Hawk processes an assembly in two passes. This enables it to expand label symbols prior to their definition, as described in the book. Unfortunately, this means that if Hawk is to read assembly from standard input, the assembly must be passed twice:
$ { cat Prog.asm; cat Prog.asm } | ./hawk.awk
Note that cat
(or whatever program you're trying to pipe into Hawk) must be
invoked twice (i.e. cat Prog.asm Prog.asm
won't do) for Hawk to be able to
tell the two passes apart (with an EOF). Therefore, passing assembly through
standard input should be avoided. Instead, the output of the command you're
trying to pipe into Hawk should be redirected to a file that can be passed to
Hawk on the command line:
$ cat Prog.asm > Prog.tmp && ./hawk.awk Prog.tmp
(cat Prog.asm
in the above examples is just a placeholder for whatever
you're trying to pipe into Hawk. cat
should never be used this way.)
Due to lack of bitwise operators in POSIX AWK, Hawk outputs instructions as ASCII encoded hexadecimals, rather than the ASCII encoded binary format described by the book.
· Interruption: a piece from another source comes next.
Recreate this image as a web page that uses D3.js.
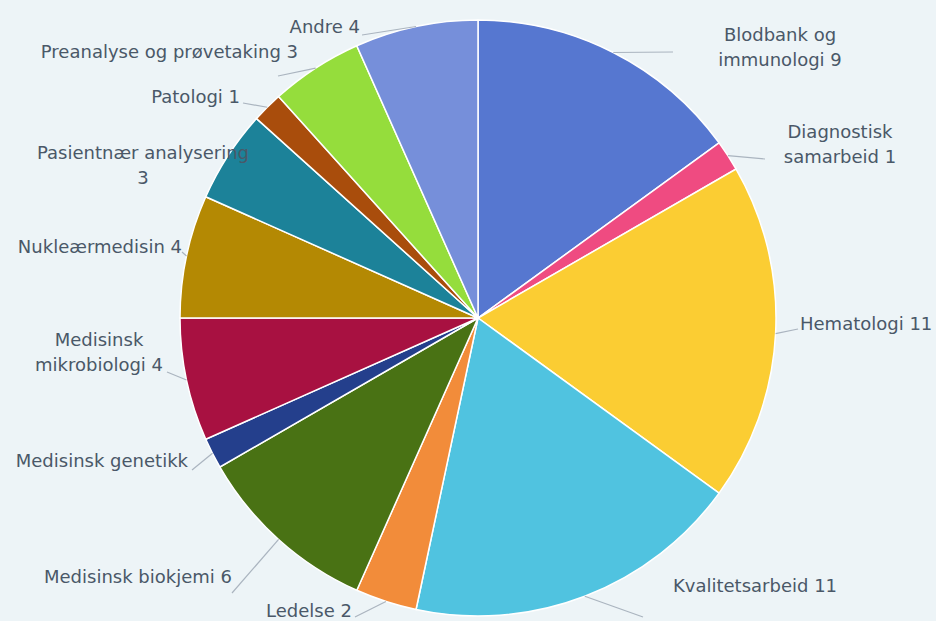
<!DOCTYPE html>
<html>
<head>
<meta charset="utf-8">
<script src="https://cdn.jsdelivr.net/npm/d3@7"></script>
<style>
  body { margin: 0; background: #edf4f7; }
  text { font-family: "DejaVu Sans", sans-serif; font-size: 18px; fill: #4a5868; }
</style>
</head>
<body>
<div id="chart-area"></div>
<script>
const WIDTH = 936
const HEIGHT = 621

// data
const categories = [
  "Blodbank og immunologi", "Diagnostisk samarbeid", "Hematologi", "Kvalitetsarbeid",
  "Ledelse", "Medisinsk biokjemi", "Medisinsk genetikk", "Medisinsk mikrobiologi",
  "Nukleærmedisin", "Pasientnær analysering", "Patologi", "Preanalyse og prøvetaking", "Andre"
]
const values = [9, 1, 11, 11, 2, 6, 1, 4, 4, 3, 1, 3, 4]
const labelLines = [
  ["Blodbank og", "immunologi 9"],
  ["Diagnostisk", "samarbeid 1"],
  ["Hematologi 11"],
  ["Kvalitetsarbeid 11"],
  ["Ledelse 2"],
  ["Medisinsk biokjemi 6"],
  ["Medisinsk genetikk"],
  ["Medisinsk", "mikrobiologi 4"],
  ["Nukleærmedisin 4"],
  ["Pasientnær analysering", "3"],
  ["Patologi 1"],
  ["Preanalyse og prøvetaking 3"],
  ["Andre 4"]
]
const colors = [
  "#5677d0", "#ef4b81", "#fbcd33", "#50c3e0", "#f28c3a", "#497214", "#243f8c",
  "#a81141", "#b48903", "#1c8299", "#a94d0c", "#95dd3c", "#768fda"
]

// label layout (text anchor point + leader end)
const labelLayout = [
  { x: 780, y: 41, anchor: "middle", lx: 673, ly: 52 },
  { x: 840, y: 138, anchor: "middle", lx: 765, ly: 159 },
  { x: 800, y: 330, anchor: "start", lx: 798, ly: 329 },
  { x: 673, y: 592, anchor: "start", lx: 643, ly: 617 },
  { x: 352, y: 617, anchor: "end", lx: 355, ly: 617 },
  { x: 232, y: 583, anchor: "end", lx: 232, ly: 593 },
  { x: 188, y: 467, anchor: "end", lx: 192, ly: 470 },
  { x: 99, y: 346, anchor: "middle", lx: 167, ly: 372 },
  { x: 182, y: 253, anchor: "end", lx: 182, ly: 252 },
  { x: 143, y: 159, anchor: "middle", lx: null, ly: null },
  { x: 240, y: 103, anchor: "end", lx: 243, ly: 103 },
  { x: 298, y: 58, anchor: "end", lx: 278, ly: 76 },
  { x: 360, y: 33, anchor: "end", lx: 362, ly: 35 }
]

const data = categories.map((c, i) => ({ name: c, value: values[i], i: i }))

const cx = 478, cy = 318, R = 298

const svg = d3.select("#chart-area")
    .append("svg")
    .attr("width", WIDTH)
    .attr("height", HEIGHT)

svg.append("rect")
    .attr("width", WIDTH)
    .attr("height", HEIGHT)
    .attr("fill", "#edf4f7")

const g = svg.append("g")
    .attr("transform", `translate(${cx}, ${cy})`)

const pie = d3.pie()
    .sort(null)
    .value(d => d.value)

const arc = d3.arc()
    .innerRadius(0)
    .outerRadius(R)

const arcs = pie(data)

g.selectAll("path.slice")
    .data(arcs)
    .enter().append("path")
    .attr("class", "slice")
    .attr("d", arc)
    .attr("fill", d => colors[d.data.i])
    .attr("stroke", "#ffffff")
    .attr("stroke-width", 1.5)

// leader lines from the rim at mid-angle to the label
svg.selectAll("line.leader")
    .data(arcs.filter(d => labelLayout[d.data.i].lx !== null))
    .enter().append("line")
    .attr("class", "leader")
    .attr("x1", d => cx + R * Math.sin((d.startAngle + d.endAngle) / 2))
    .attr("y1", d => cy - R * Math.cos((d.startAngle + d.endAngle) / 2))
    .attr("x2", d => labelLayout[d.data.i].lx)
    .attr("y2", d => labelLayout[d.data.i].ly)
    .attr("stroke", "#aab4bf")
    .attr("stroke-width", 1.2)

const labels = svg.selectAll("text.label")
    .data(data)
    .enter().append("text")
    .attr("class", "label")
    .attr("x", d => labelLayout[d.i].x)
    .attr("y", d => labelLayout[d.i].y)
    .attr("text-anchor", d => labelLayout[d.i].anchor)

labels.selectAll("tspan")
    .data(d => labelLines[d.i].map(t => ({ t: t, x: labelLayout[d.i].x })))
    .enter().append("tspan")
    .attr("x", d => d.x)
    .attr("dy", (d, j) => j === 0 ? 0 : 25)
    .text(d => d.t)
</script>
</body>
</html>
The format from the book can be achieved by piping the output into bc:
$ { echo "ibase=F;obase=2"; ./hawk.awk Prog.asm } | bc | awk '{printf("%016d\n",$0)}'
The last awk command can also be modified to split the output every 4 bits for readability (but this is incompatible with the format described in the book):
$ { echo "ibase=F;obase=2"; ./hawk.awk Prog.asm } | bc | awk '{$0=sprintf("%016d",$0); gsub(".{4}","& ")}'